Die hohe Kunst der Veränderung
Stillstand oder nur in eine Richtung gehen? Niemals! Künstler Oswald Oberhuber war ein Universalist, wie er im Buche steht. Er starb im Alter von 88 Jahren in Wien.
Wie das Kunstverständnis eines Oswald Oberhuber auf einen Nenner bringen? Vielleicht gar nicht, und das wäre ganz in seinem Sinne, denn ein Wort beschreibt seine Kunst wohl am besten: Vielfalt (minus Beliebigkeit). Während das Gros der Kunstwelt nach Einzigartigkeit, nach Unverwechselbarkeit strebt, war der Kompass von Oswald Oberhuber von Beginn an anders ausgerichtet: sich nie nur für eine Schiene entscheiden zu müssen. Nun ist der Alleskönner im Alter von 88 Jahren in Wien verstorben.

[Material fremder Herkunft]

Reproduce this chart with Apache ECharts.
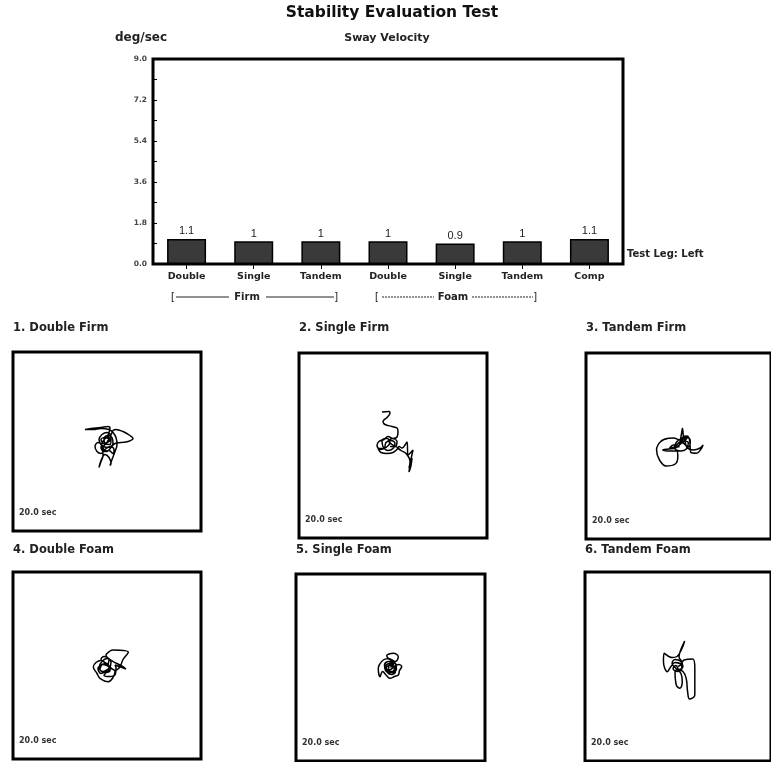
<!DOCTYPE html>
<html><head><meta charset="utf-8">
<script src="https://cdn.jsdelivr.net/npm/echarts@6/dist/echarts.min.js"></script>
<style>html,body{margin:0;padding:0;background:#fff}#chart{width:771px;height:762px}</style>
</head><body><div id="chart"></div><script>
// Sway velocity per stance (deg/sec)
const categories = ['Double', 'Single', 'Tandem', 'Double', 'Single', 'Tandem', 'Comp'];
const swayVelocity = [1.1, 1, 1, 1, 0.9, 1, 1.1];
const yTicks = [0, 1.8, 3.6, 5.4, 7.2, 9.0];

const panelTitles = ['1. Double Firm', '2. Single Firm', '3. Tandem Firm',
                     '4. Double Foam', '5. Single Foam', '6. Tandem Foam'];
const trialDuration = '20.0 sec';

// Centre-of-pressure traces, [medio-lateral, antero-posterior]
const traceDoubleFirm = [[0,0],[4,5],[0,9],[-5,7],[-8,2],[-5,-4],[1,-6],[6,-2],[5,4],[1,6],[-3,3],[-2,-2],[3,-3],[4,2],[0,4],[-4,0],[-6,-6],[-3,-10],[2,-9],[6,-12],[7,-8],[3,-5],[-2,-8],[-6,-12],[-10,-10],[-12,-5],[-9,-1],[-5,-5],[-4,-14],[-6,-20],[-8,-26],[-6,-19],[-2,-13],[2,-16],[4,-22],[3,-24],[5,-18],[8,-10],[10,-3],[9,4],[6,9],[2,12],[-6,13],[-14,12],[-22,12],[-16,13],[-6,14],[1,15],[3,14],[2,9],[0,4],[4,7],[6,11],[9,12],[16,10],[23,6],[26,3],[21,0],[14,-1],[8,-2],[4,-6],[0,-10],[-4,-6],[-1,-2],[3,1],[-2,4],[-6,2],[-3,-2],[1,0]];
const traceSingleFirm = [[-11,33.5],[-4,34],[-3,32.5],[-6,28],[-10,24],[-8,21],[-1,19],[4,17.5],[5,14],[4,8.5],[0,7],[-5,9],[-9,6],[-14,4],[-16,0],[-12,-4],[-7,-2],[-3,3],[-6,7],[-11,5],[-10,-1],[-5,-5],[0,-3],[2,2],[-2,5],[-7,3],[-9,-3],[-15,-3],[-12,-7],[-6,-8],[0,-7],[4,-4],[6,-1],[9,-2.5],[14,3.5],[15,-9.5],[20,-4.5],[16,-22.5],[19,-12.5],[18,-20],[16,-26.5],[17,-16],[13,-8],[8,-5],[3,-1],[-1,1],[-4,4],[-1,7],[4,4],[2,-1],[-3,-1]];
const traceTandemFirm = [[0,0],[5,5],[10,3],[8,-3],[2,-5],[-4,-2],[-2,4],[4,8],[9,9],[12,5],[10,-1],[6,2],[3,6],[7,10],[11,7],[12,-3],[12.7,-6.7],[18.3,-7.3],[22.7,-3.3],[25,1],[22,-2],[15,-4],[9,-2],[6.7,4.3],[5,10],[4,17.7],[3,12],[1,6],[-5,8],[-10,7.7],[-18.3,4.3],[-22.3,-4],[-19.3,-14],[-12.7,-20],[-3.3,-18],[-0.7,-10.7],[-2,-5],[-8,-5],[-16,-4],[-10,-3],[-3,-2],[2,2],[7,6],[10,10],[5,7],[0,3],[-4,-1],[-9,-2],[-5,1],[1,-1]];
const traceDoubleFoam = [[0,0],[-6,5],[-11,3],[-13.7,-1.2],[-10,-8],[-7,-12.8],[1.3,-16.2],[6,-12],[8,-6],[3,-3],[-4,-6],[-8,-2],[-5,4],[0,7],[4,3],[2,-4],[-3,-10],[3,-11],[8,-9.5],[9,-2],[8,0.5],[13,-1.2],[19,-3.5],[14,0],[6,4],[-1,10.5],[3,14.5],[6.3,15.5],[21.3,13.2],[16,6],[13,-1.2],[8,-5],[2,-1],[-4,1],[-7,-4],[-2,-7],[3,-5],[0,2],[-5,1],[-9,-3],[-6,-8],[-1,-6],[2,-2],[-2,3],[-6,6],[-3,9],[2,6],[1,1]];
const traceSingleFoam = [[0,0],[3,4],[-2,6],[-6,2],[-3,-3],[2,-5],[6,-1],[4,5],[-1,8],[-3.8,11.8],[2.8,14.2],[7.8,10.8],[5,6],[-2,9],[-7.2,7.5],[-11,3],[-12.2,-0.8],[-10.5,-9.2],[-8,-4],[-4,-8],[-0.5,-10.8],[4,-9],[7.8,-7.5],[9,-3],[11.2,0.8],[8,3],[3,0],[-2,-3],[-5,1],[-1,4],[3,2],[5,-4],[1,-7],[-3,-5],[-4,0],[0,2],[4,-1],[2,-4],[-2,-2],[-1,3],[3,5],[6,2],[4,-3],[0,-5],[-5,-3],[-6,3],[-2,6],[2,3]];
const traceTandemFoam = [[0,0],[4,4],[1,9.8],[2.7,16.5],[6.7,25.5],[4,18],[-1,10],[-6,9],[-14,13.2],[-14.7,4.8],[-10.7,-5.2],[-7.3,-0.2],[-3,4],[3,3],[6,6.5],[15,7.5],[17,-1.8],[17,-28.5],[11.7,-32.5],[9.7,-25.2],[8.3,-11.8],[5,-5],[0,-3],[-3,-5.2],[-1.7,-18.5],[2,-21.8],[4.3,-15.2],[3,-7],[-2,-2],[-6,3],[-3,7],[3,5],[5,0],[1,-3],[-2,1],[-5,-2],[-1,-5],[4,-2],[2,3],[-3,4]];

const traces = [traceDoubleFirm, traceSingleFirm, traceTandemFirm,
                traceDoubleFoam, traceSingleFoam, traceTandemFoam];

// Panel boxes (pixels); axis ranges match box size so traces keep their aspect
const boxes = [
  {left: 13,  top: 352, width: 188, height: 179, titleY: 328},
  {left: 299, top: 353, width: 188, height: 185, titleY: 328},
  {left: 586, top: 353, width: 188, height: 186, titleY: 328},
  {left: 13,  top: 572, width: 188, height: 187, titleY: 550},
  {left: 296, top: 574, width: 189, height: 187, titleY: 550},
  {left: 585, top: 572, width: 188, height: 189, titleY: 550}
];

const BOLD = '"DejaVu Sans", Verdana, sans-serif';
const PLAIN = '"Liberation Sans", Arial, sans-serif';
const chart = echarts.init(document.getElementById('chart'), null, {renderer: 'canvas'});

const grids = [{left: 153, top: 59, width: 470, height: 205, show: true,
                borderColor: '#000', borderWidth: 3, backgroundColor: '#fff'}];
const xAxes = [{
  gridIndex: 0, type: 'category', data: categories,
  axisLine: {show: false},
  axisTick: {show: true, alignWithLabel: true, length: 5, lineStyle: {color: '#000', width: 1}},
  axisLabel: {fontFamily: BOLD, fontSize: 9.5, fontWeight: 'bold', color: '#222', margin: 8}
}];
const yAxes = [{
  gridIndex: 0, type: 'value', min: yTicks[0], max: yTicks[yTicks.length - 1],
  interval: yTicks[1] - yTicks[0],
  axisLine: {show: false},
  axisTick: {show: true, inside: true, length: 4, lineStyle: {color: '#000', width: 1}},
  minorTick: {show: true, splitNumber: 2, length: 4, lineStyle: {color: '#000', width: 1}},
  splitLine: {show: false},
  axisLabel: {fontFamily: BOLD, fontSize: 7.5, fontWeight: 'bold', color: '#444', margin: 6,
              formatter: v => v.toFixed(1)}
}];
const series = [{
  type: 'bar', xAxisIndex: 0, yAxisIndex: 0, data: swayVelocity, barWidth: 39,
  itemStyle: {color: '#3a3a3a', borderColor: '#000', borderWidth: 1.5},
  label: {show: true, position: 'top', distance: 2, fontFamily: PLAIN, fontSize: 11, color: '#222'},
  silent: true
}];

const graphic = [
  {type: 'text', x: 392, y: 13, style: {text: 'Stability Evaluation Test', font: 'bold 15.5px ' + BOLD,
   fill: '#111', textAlign: 'center', textVerticalAlign: 'middle'}},
  {type: 'text', x: 141, y: 38, style: {text: 'deg/sec', font: 'bold 12px ' + BOLD, fill: '#222',
   textAlign: 'center', textVerticalAlign: 'middle'}},
  {type: 'text', x: 387, y: 38, style: {text: 'Sway Velocity', font: 'bold 11px ' + BOLD, fill: '#222',
   textAlign: 'center', textVerticalAlign: 'middle'}},
  {type: 'text', x: 627, y: 254, style: {text: 'Test Leg: Left', font: 'bold 10px ' + BOLD, fill: '#222',
   textVerticalAlign: 'middle'}},
  // Firm / Foam group brackets
  {type: 'text', x: 171, y: 297, style: {text: '[', font: '11px ' + PLAIN, fill: '#222', textVerticalAlign: 'middle'}},
  {type: 'line', shape: {x1: 176, y1: 297, x2: 229, y2: 297}, style: {stroke: '#222', lineWidth: 1}},
  {type: 'text', x: 247, y: 297, style: {text: 'Firm', font: 'bold 10px ' + BOLD, fill: '#222',
   textAlign: 'center', textVerticalAlign: 'middle'}},
  {type: 'line', shape: {x1: 266, y1: 297, x2: 334, y2: 297}, style: {stroke: '#222', lineWidth: 1}},
  {type: 'text', x: 335, y: 297, style: {text: ']', font: '11px ' + PLAIN, fill: '#222', textVerticalAlign: 'middle'}},
  {type: 'text', x: 375, y: 297, style: {text: '[', font: '11px ' + PLAIN, fill: '#222', textVerticalAlign: 'middle'}},
  {type: 'line', shape: {x1: 382, y1: 297, x2: 434, y2: 297}, style: {stroke: '#222', lineWidth: 1, lineDash: [2, 1]}},
  {type: 'text', x: 453, y: 297, style: {text: 'Foam', font: 'bold 10px ' + BOLD, fill: '#222',
   textAlign: 'center', textVerticalAlign: 'middle'}},
  {type: 'line', shape: {x1: 472, y1: 297, x2: 533, y2: 297}, style: {stroke: '#222', lineWidth: 1, lineDash: [2, 1]}},
  {type: 'text', x: 534, y: 297, style: {text: ']', font: '11px ' + PLAIN, fill: '#222', textVerticalAlign: 'middle'}}
];

boxes.forEach((b, i) => {
  const gi = i + 1;
  grids.push({left: b.left, top: b.top, width: b.width, height: b.height, show: true,
              borderColor: '#000', borderWidth: 3, backgroundColor: '#fff'});
  xAxes.push({gridIndex: gi, type: 'value', min: -b.width / 2, max: b.width / 2, show: false});
  yAxes.push({gridIndex: gi, type: 'value', min: -b.height / 2, max: b.height / 2, show: false});
  series.push({
    type: 'line', xAxisIndex: gi, yAxisIndex: gi, data: traces[i], showSymbol: false,
    smooth: 0.4, lineStyle: {color: '#000', width: 1.5}, silent: true
  });
  graphic.push({type: 'text', x: b.left, y: b.titleY,
                style: {text: panelTitles[i], font: 'bold 11.5px ' + BOLD, fill: '#222', textVerticalAlign: 'middle'}});
  graphic.push({type: 'text', x: b.left + 6, y: b.top + b.height - 18,
                style: {text: trialDuration, font: 'bold 8px ' + BOLD, fill: '#333', textVerticalAlign: 'middle'}});
});

chart.setOption({
  animation: false,
  backgroundColor: '#fff',
  grid: grids, xAxis: xAxes, yAxis: yAxes, series: series, graphic: graphic
});
</script></body></html>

Der am 1. Februar 1931 in Meran geborene Oberhuber studierte Bildhauerei bei Fritz Wotruba und Willi Baumeister. Er wurde zum Begründer der informellen Kunst in Österreich, formlos und spontan, einfach Oberhuber. Mit 24 Jahren legte er fest, wonach er sich richten wollte: In einem Manifest rief er zur permanenten Veränderung der Kunst auf. Sein Dogma, wiewohl er sich gegen Dogmen querlegte. Also sagen wir besser: der rote Faden seiner Kunst. Um sein künstlerisches Lebenswerk zu veranschaulichen, der Versuch einer Spannweite: 2007 gestaltete er Snowboards, sechs Jahre später den Eisernen Vorhang für die Staatsoper.
Flexibilität war Teil des roten Fadens. Kein Zwang, sich keiner Mode unterwerfen. Sprich: Seine Kunst war Veränderung und seine Veränderung war die Kunst. Ein individueller Ansatz, der mit dem Ruf der Spätmoderne nach kollektiver Flexibilität und maximaler Anpassungsfähigkeit nichts zu tun hat. Ende der 1940er-jahre widmete er sich der informellen Plastik, während er sich fünf Jahre später in der gegenständlichen Malerei wiederfand –
wie etwa in seinen Selbstporträts. Auch bei seinen Werkstoffen gab es keine Berührungsängste: Holz, Bronze, Gips, Karton, Stoff ... sein Material-horizont war auf Weite gepolt. Über 300 Werke waren bei seiner letzten Werkschau im 21erhaus zu sehen, ein Versuch seine Bandbreite auszuloten: Kleiderentwürfe, Collagen, Schriftund Zahlenbilder, Selbstporträts. Ein Universalist de luxe.
So vielfältig wie seine Kunst war sein Beitrag für die Kunstinstitutionen: 1972 nahm er an der Biennale teil, 1977 und 1983 an der documenta. 1973 wurde er Leiter der Galerie nächst St. Stephan und brachte etliche Kapazunder ins Haus – von Joseph Beuys über Gerhard Richter bis zu Franz West. Über viele Jahre prägte er als Leiter die Hochschule für angewandte Kunst. Ganz ohne Schatten kommt auch die schillernde Vita nicht aus: Im Jahr 2000 wurde er wegen widmungswidriger Verwendung von Stipendiengeldern verurteilt.
„Einfach Ossi“nennt Oberhuber-schülerin Eva Schlegel sein Gesamtwerk. Mehr Alleinstellungsmerkmal geht wohl nicht.